Most commodities bounced back on Tuesday from steep losses in volatile markets as investors hoped the U.S. Federal Reserve would announce steps to boost the economy and stave off global recession.

Brent crude oil clawed back from a six-month low into positive territory, while copper pulled away from an eight-month low as bargain hunters prowled the markets. Gold touched successive all-time peaks as jittery investors sought a safe haven.

The 19-commodity Reuters-Jefferies CRB index rose 0.7 percent after tumbling on Monday to its lowest level in nearly eight months.

The downgrade of the United States' credit rating on Friday, along with a raging debt crisis in Europe, triggered a sell-off that had knocked nearly 10 percent off the price of U.S. crude in just two days and sent other commodities tumbling.

But markets bounced on hopes the U.S. central bank would signal later in the day it would take additional steps to stimulate the economy following previous shots of liquidity through so-called quantitative easing (QE).
The Fed will deliver its policy statement around 2:15 pm (1815 GMT).

The market would likely be wary of any stimulus after previous rounds only temporarily boosted asset prices without addressing underlying problems in the economy, said said Sean Corrigan, chief investment strategist at Diapason Commodities Management in Switzerland.

"Given the signal failure of the last QE2 to do anything other than push prices up for ordinary people... there's a different level of expectation about its efficacy and advisability," he said.

"One doesn't want to heap too much extra bearishness on a world which has had a bit of a shock in its expectatations over the past couple of weeks, but to me this is a market catching up with the underlying reality."

Investors have been counting on China's economic strength to support commodity demand when the Western world is on shaky ground. But data on Tuesday showing China's inflation, speeding to a higher-than-forecast 6.5 percent in July, suggests Beijing may have limited room to stimulate domestic growth.

"It's crucial for commodity markets that China doesn't slide. Fears of a China slowdown would really take the wind out of the markets," said Citigroup analyst David Thurtell.


In a whipsaw market, oil prices plumbed fresh depths on fears about a global recession before reversing direction.
The worries about global growth and the impact on commodities demand pushed Brent crude briefly below the $100 per barrel level.

"The underlying fundamental is that demand in Europe and the U.S. is not strong, we have a sell off in equities and confidence in the global recovery has been hit again," said Olivier Jakob, analyst at Petromatrix in Zug, Switzerland.

Brent crude LCOc1 fell as much as $5 to $98.74 a barrel, the lowest intraday price since Feb. 8, before erasing losses and trading 0.3 percent higher at $104.08 by 1350 GMT, still over $20 off an April peak above $127.

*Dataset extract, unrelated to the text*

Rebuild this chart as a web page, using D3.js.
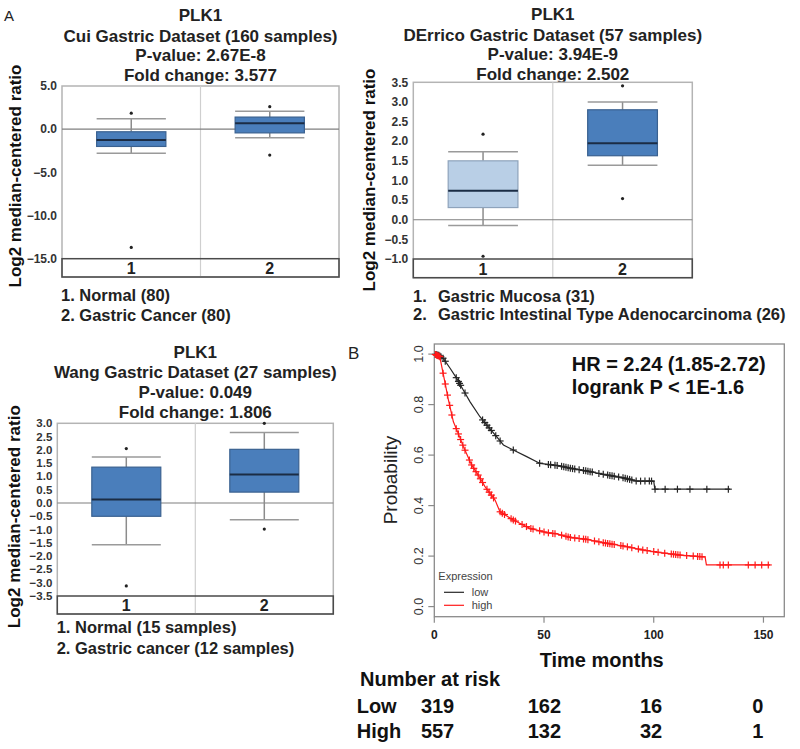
<!DOCTYPE html>
<html>
<head>
<meta charset="utf-8">
<script src="https://cdn.jsdelivr.net/npm/d3@7"></script>
<style>
  html, body { margin: 0; padding: 0; background: #fff; }
  svg { display: block; font-family: "Liberation Sans", Arial, Helvetica, sans-serif; }
</style>
</head>
<body>
<svg id="fig" width="800" height="749"></svg>
<script>
// ---------------- DATA ----------------
const boxCategories = ["1", "2"];

// box stats: [lowWhisker, q1, median, q3, highWhisker]
const cuiBoxes = [[-2.8, -2.0, -1.25, -0.3, 1.2], [-1.0, -0.43, 0.7, 1.4, 2.07]];
const cuiOutliers = [[1.85, -13.7], [2.6, -3.0]];
const cuiTicks = [5, 0, -5, -10, -15];
const cuiTitles = ["PLK1", "Cui Gastric Dataset (160 samples)", "P-value: 2.67E-8", "Fold change: 3.577"];
const cuiLegend = ["1. Normal (80)", "2. Gastric Cancer (80)"];

const derricoBoxes = [[-0.15, 0.31, 0.74, 1.5, 1.73], [1.39, 1.63, 1.95, 2.8, 3.0]];
const derricoOutliers = [[2.18, -0.93], [3.41, 0.54]];
const derricoTicks = [3.5, 3.0, 2.5, 2.0, 1.5, 1.0, 0.5, 0.0, -0.5, -1.0];
const derricoTitles = ["PLK1", "DErrico Gastric Dataset (57 samples)", "P-value: 3.94E-9", "Fold change: 2.502"];
const derricoLegendNums = ["1.", "2."];
const derricoLegend = ["Gastric Mucosa (31)", "Gastric Intestinal Type Adenocarcinoma (26)"];

const wangBoxes = [[-1.57, -0.5, 0.13, 1.35, 1.73], [-0.63, 0.41, 1.07, 2.02, 2.65]];
const wangOutliers = [[2.05, -3.12], [3.0, -0.98]];
const wangTicks = [3.0, 2.5, 2.0, 1.5, 1.0, 0.5, 0.0, -0.5, -1.0, -1.5, -2.0, -2.5, -3.0, -3.5];
const wangTitles = ["PLK1", "Wang Gastric Dataset (27 samples)", "P-value: 0.049", "Fold change: 1.806"];
const wangLegend = ["1. Normal (15 samples)", "2. Gastric cancer (12 samples)"];

// Kaplan-Meier curves: [time months, probability]
const kmLowCurve = [[0,1.0],[2,0.995],[4.1,0.983],[7.2,0.944],[10.2,0.904],[13.2,0.858],[16.3,0.811],
  [20.8,0.752],[24.6,0.712],[28.4,0.673],[31.5,0.64],[36,0.62],[42.1,0.594],[48.2,0.567],[57.3,0.557],
  [61.9,0.548],[69.5,0.537],[77,0.524],[86.1,0.51],[92.2,0.497],[100,0.497],[100.5,0.465],[134.8,0.465]];
const kmHighCurve = [[0,1.0],[2.5,0.99],[3.4,0.95],[4.9,0.886],[6.4,0.82],[8.7,0.732],[10.9,0.686],
  [13.2,0.635],[17,0.561],[20,0.521],[23.1,0.475],[27.7,0.422],[29.9,0.376],[36,0.343],[43.6,0.31],
  [51.2,0.293],[55.8,0.288],[61.9,0.274],[69.5,0.266],[77,0.253],[86.1,0.24],[95.3,0.224],[102.9,0.214],
  [112,0.204],[122.6,0.197],[123.4,0.197],[124,0.165],[153,0.165]];
const kmLowCensor = [0.5,1,1.5,2,2.5,3,4,5,10,11,11.5,12,14,22,23,24,25,26,28,30,36,48,52,53,55,56,58,59,
  60,61,62,63,64,66,68,69,70,71,72,75,77,79,80,81,82,84,86,87,88,89,90,92,94,96,98,99,
  100.6,105.2,110.8,116.5,124.2,134];
const kmHighCensor = [0.5,1,1.5,2,2.5,4,5,6,7,8,10,11,12,13,14,16,17,18,19,20,21,22,24,25,26,27,30,31,32,
  35,36,37,40,42,44,45,48,50,52,54,55,58,60,61,62,64,66,68,69,70,73,75,77,78,79,80,81,82,85,86,88,90,93,
  95,97,100,102,105,108,109,110,111,112,115,118,120,121,122,130.2,131.7,134,143.1,146.2,149.2,152.2];
const kmXTicks = [0, 50, 100, 150];
const kmYTicks = [0.0, 0.2, 0.4, 0.6, 0.8, 1.0];
const kmGroups = ["low", "high"];
const kmStatText = ["HR = 2.24 (1.85-2.72)", "logrank P < 1E-1.6"];
const riskTimes = [0, 50, 100, 150];
const riskLow = [319, 162, 16, 0];
const riskHigh = [557, 132, 32, 1];

// ---------------- DRAW ----------------
const svg = d3.select("#fig");

function boxPanel(cfg) {
  const g = svg.append("g");
  const y = d3.scaleLinear().domain(cfg.domain).range([cfg.valBottom, cfg.top]);
  const x = d3.scaleBand().domain(boxCategories).range([cfg.left, cfg.right]);
  const bw = x.bandwidth() * 0.5;

  cfg.titles.forEach((t, i) => {
    g.append("text").attr("x", (cfg.left + cfg.right) / 2).attr("y", cfg.titleY[i])
      .attr("text-anchor", "middle").attr("font-size", 17).attr("font-weight", "bold")
      .attr("fill", "#222").text(t);
  });

  g.append("rect").attr("x", cfg.left).attr("y", cfg.top)
    .attr("width", cfg.right - cfg.left).attr("height", cfg.stripBottom - cfg.top)
    .attr("fill", "none").attr("stroke", "#b4b4b4").attr("stroke-width", 1.5);
  g.append("line").attr("x1", x("2")).attr("x2", x("2")).attr("y1", cfg.top).attr("y2", cfg.stripBottom)
    .attr("stroke", "#cfcfcf").attr("stroke-width", 1.2);
  g.append("line").attr("x1", cfg.left).attr("x2", cfg.right).attr("y1", y(0)).attr("y2", y(0))
    .attr("stroke", "#7f7f7f").attr("stroke-width", 1.2);

  cfg.boxes.forEach((b, i) => {
    const cx = x(boxCategories[i]) + x.bandwidth() / 2;
    const x0 = cx - bw / 2, x1 = cx + bw / 2;
    const [lw, q1, md, q3, hw] = b;
    g.append("line").attr("x1", cx).attr("x2", cx).attr("y1", y(q3)).attr("y2", y(hw))
      .attr("stroke", "#8c8c8c").attr("stroke-width", 1.5);
    g.append("line").attr("x1", cx).attr("x2", cx).attr("y1", y(q1)).attr("y2", y(lw))
      .attr("stroke", "#8c8c8c").attr("stroke-width", 1.5);
    [hw, lw].forEach(v => g.append("line").attr("x1", x0).attr("x2", x1).attr("y1", y(v)).attr("y2", y(v))
      .attr("stroke", "#9a9a9a").attr("stroke-width", 1.5));
    g.append("rect").attr("x", x0).attr("y", y(q3)).attr("width", bw).attr("height", y(q1) - y(q3))
      .attr("fill", cfg.fills[i]).attr("stroke", cfg.strokes[i]).attr("stroke-width", 1.2);
    g.append("line").attr("x1", x0).attr("x2", x1).attr("y1", y(md)).attr("y2", y(md))
      .attr("stroke", "#1b2c44").attr("stroke-width", 2);
    cfg.outliers[i].forEach(v => g.append("circle").attr("cx", cx).attr("cy", y(v)).attr("r", 1.6)
      .attr("fill", "#222"));
  });

  g.append("rect").attr("x", cfg.left).attr("y", cfg.valBottom)
    .attr("width", cfg.right - cfg.left).attr("height", cfg.stripBottom - cfg.valBottom)
    .attr("fill", "none").attr("stroke", "#4a4a4a").attr("stroke-width", 1.5);
  boxCategories.forEach(c => {
    g.append("text").attr("x", x(c) + x.bandwidth() / 2).attr("y", cfg.stripBottom - 3)
      .attr("text-anchor", "middle").attr("font-size", 16).attr("font-weight", "bold")
      .attr("fill", "#222").text(c);
  });

  cfg.ticks.forEach(v => {
    g.append("text").attr("x", cfg.left - 5).attr("y", y(v)).attr("dy", "0.35em")
      .attr("text-anchor", "end").attr("font-size", cfg.tickSize).attr("font-weight", "bold")
      .attr("fill", "#333").text(d3.format(".1f")(v));
  });

  g.append("text").attr("transform", `translate(${cfg.yTitle[0]},${cfg.yTitle[1]}) rotate(-90)`)
    .attr("text-anchor", "middle").attr("font-size", 17).attr("font-weight", "bold")
    .attr("fill", "#111").text("Log2 median-centered ratio");
  return g;
}

const gA1 = boxPanel({
  left: 62, right: 339, top: 86, valBottom: 258.7, stripBottom: 277, domain: [-15, 5],
  ticks: cuiTicks, boxes: cuiBoxes, outliers: cuiOutliers, titles: cuiTitles,
  titleY: [21, 41.5, 61, 80.5], fills: ["#4a7ebb", "#4a7ebb"], strokes: ["#3a6190", "#3a6190"],
  tickSize: 12, yTitle: [21, 176]
});
cuiLegend.forEach((t, i) => gA1.append("text").attr("x", 61).attr("y", 301 + i * 19.5)
  .attr("font-size", 16.5).attr("font-weight", "bold").attr("fill", "#222").text(t));

const gA2 = boxPanel({
  left: 413.3, right: 692.3, top: 82.3, valBottom: 259, stripBottom: 277.7, domain: [-1, 3.5],
  ticks: derricoTicks, boxes: derricoBoxes, outliers: derricoOutliers, titles: derricoTitles,
  titleY: [20, 40.5, 60, 80], fills: ["#b9cfe6", "#4a7ebb"], strokes: ["#8ea3bb", "#3a6190"],
  tickSize: 12, yTitle: [375, 180]
});
derricoLegend.forEach((t, i) => {
  gA2.append("text").attr("x", 413).attr("y", 301.5 + i * 18.5)
    .attr("font-size", 16.5).attr("font-weight", "bold").attr("fill", "#222").text(derricoLegendNums[i]);
  gA2.append("text").attr("x", 438).attr("y", 301.5 + i * 18.5)
    .attr("font-size", 16.5).attr("font-weight", "bold").attr("fill", "#222").text(t);
});

const gA3 = boxPanel({
  left: 57.3, right: 333.3, top: 423.3, valBottom: 596, stripBottom: 614, domain: [-3.5, 3],
  ticks: wangTicks, boxes: wangBoxes, outliers: wangOutliers, titles: wangTitles,
  titleY: [358, 378, 398, 417.5], fills: ["#4a7ebb", "#4a7ebb"], strokes: ["#3a6190", "#3a6190"],
  tickSize: 11.5, yTitle: [20, 516.7]
});
wangLegend.forEach((t, i) => gA3.append("text").attr("x", 56.7).attr("y", 632.7 + i * 21)
  .attr("font-size", 16.5).attr("font-weight", "bold").attr("fill", "#222").text(t));

svg.append("text").attr("x", 4).attr("y", 20.5).attr("font-size", 15).attr("fill", "#222").text("A");
svg.append("text").attr("x", 348).attr("y", 358.5).attr("font-size", 17).attr("fill", "#222").text("B");

// ---------------- Kaplan-Meier ----------------
const km = { left: 434.3, right: 784.3, top: 344, bottom: 616.7 };
const xKM = d3.scaleLinear().domain([0, 159.5]).range([km.left, km.right]);
const yKM = d3.scaleLinear().domain([-0.04, 1.04]).range([km.bottom, km.top]);
const gB = svg.append("g");

gB.append("rect").attr("x", km.left).attr("y", km.top).attr("width", km.right - km.left)
  .attr("height", km.bottom - km.top).attr("fill", "none").attr("stroke", "#8a8a8a").attr("stroke-width", 1.3);

kmYTicks.forEach(v => {
  gB.append("line").attr("x1", km.left - 6).attr("x2", km.left).attr("y1", yKM(v)).attr("y2", yKM(v))
    .attr("stroke", "#8a8a8a").attr("stroke-width", 1.2);
  gB.append("text").attr("transform", `translate(423,${yKM(v)}) rotate(-90)`).attr("text-anchor", "middle")
    .attr("font-size", 12.5).attr("fill", "#333").text(d3.format(".1f")(v));
});
kmXTicks.forEach(v => {
  gB.append("line").attr("x1", xKM(v)).attr("x2", xKM(v)).attr("y1", km.bottom).attr("y2", km.bottom + 6)
    .attr("stroke", "#8a8a8a").attr("stroke-width", 1.2);
  gB.append("text").attr("x", xKM(v)).attr("y", 639).attr("text-anchor", "middle")
    .attr("font-size", 12).attr("font-weight", "bold").attr("fill", "#222").text(v);
});

function interp(curve, t) {
  for (let i = curve.length - 1; i >= 0; i--) {
    if (curve[i][0] <= t) {
      const a = curve[i], b = curve[i + 1];
      if (!b) return a[1];
      if (b[0] === a[0]) return b[1];
      return a[1] + (b[1] - a[1]) * (t - a[0]) / (b[0] - a[0]);
    }
  }
  return curve[0][1];
}

const kmLine = d3.line().x(d => xKM(d[0])).y(d => yKM(d[1]));
const kmSets = [
  { curve: kmLowCurve, censor: kmLowCensor, color: "#262626" },
  { curve: kmHighCurve, censor: kmHighCensor, color: "#ff1a1a" }
];
kmSets.forEach(s => {
  gB.append("path").attr("d", kmLine(s.curve)).attr("fill", "none").attr("stroke", s.color).attr("stroke-width", 1.2);
  s.censor.forEach(t => {
    const cx = xKM(t), cy = yKM(interp(s.curve, t));
    gB.append("line").attr("x1", cx - 3.5).attr("x2", cx + 3.5).attr("y1", cy).attr("y2", cy)
      .attr("stroke", s.color).attr("stroke-width", 1.2);
    gB.append("line").attr("x1", cx).attr("x2", cx).attr("y1", cy - 3.5).attr("y2", cy + 3.5)
      .attr("stroke", s.color).attr("stroke-width", 1.2);
  });
});

gB.append("text").attr("x", 438.3).attr("y", 580).attr("font-size", 11).attr("fill", "#444").text("Expression");
kmGroups.forEach((grp, i) => {
  const ly = 592.3 + i * 13;
  gB.append("line").attr("x1", 444).attr("x2", 464).attr("y1", ly).attr("y2", ly)
    .attr("stroke", kmSets[i].color).attr("stroke-width", 1.2);
  gB.append("text").attr("x", 471.7).attr("y", ly + 4).attr("font-size", 11).attr("fill", "#444").text(grp);
});

kmStatText.forEach((t, i) => gB.append("text").attr("x", 571.7).attr("y", 370.7 + i * 23.5)
  .attr("font-size", 20).attr("font-weight", "bold").attr("fill", "#111").text(t));

gB.append("text").attr("transform", "translate(396.7,480) rotate(-90)").attr("text-anchor", "middle")
  .attr("font-size", 19).attr("fill", "#222").text("Probability");
gB.append("text").attr("x", 601.7).attr("y", 667).attr("text-anchor", "middle")
  .attr("font-size", 20).attr("font-weight", "bold").attr("fill", "#111").text("Time months");

gB.append("text").attr("x", 360).attr("y", 686).attr("font-size", 20).attr("font-weight", "bold")
  .attr("fill", "#111").text("Number at risk");
[["Low", riskLow, 713], ["High", riskHigh, 737.5]].forEach(([lab, vals, yy]) => {
  gB.append("text").attr("x", 356.7).attr("y", yy).attr("font-size", 20).attr("font-weight", "bold")
    .attr("fill", "#111").text(lab);
  vals.forEach((v, i) => gB.append("text").attr("x", xKM(riskTimes[i]) * 0.973 + 15).attr("y", yy)
    .attr("text-anchor", "middle").attr("font-size", 20).attr("font-weight", "bold")
    .attr("fill", "#111").text(v));
});
</script>
</body>
</html>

U.S. crude CLc1 plunged nearly 7 percent to $75.71, its lowest since September 2010 before also bouncing. At one point, U.S. crude's discount to Brent CL-LCO1=R rose to its highest ever, reaching a peak of $23.76.

Industrial metals also rallied as copper bounced from eight-month lows, bolstered by consumer buying.

Benchmark three-month copper on the London Metal Exchange rebounded from $8,446.25, a fall of 4.7 percent, its lowest level since early December 2010, to gain 0.4 percent.

Aluminium rose 1.7 percent to $2,419 a tonne and nickel added 1.5 percent to $21,575.

"Regardless where you are, some of these commodities do represent a reasonable value," said Jonathan Barratt, managing director of Sydney-based Commodity Broking Services.


Early in the day when other markets were deepening losses, gold kept up its blistering rally, staging its biggest three-day rally since late 2008 during the global financial crisis.

Spot gold hit a record $1,778.30 an ounce as investors sought refuge in the safe haven asset from chaos in other markets. That marked its 12th record in 20 sessions.

As other markets recovered, gold pared gains to around $1,735 an ounce.

"The market could come off from here, but it's headed in a northerly direction," said ANZ head of metal sales Peter Hillyard. "From where we are now, you might think we could see some sort of pull-back. But I'm talking about a momentary thing, a pull-back like the loading of a gun, which then fires away."

In agricultural markets, U.S. wheat recovered from losses as low prices generated buying interest, while corn and soybeans pulled back from their lows.

"I have also seen a steady stream of buying orders for wheat on my desk as people view the present low market as a buying opportunity," a European trader said.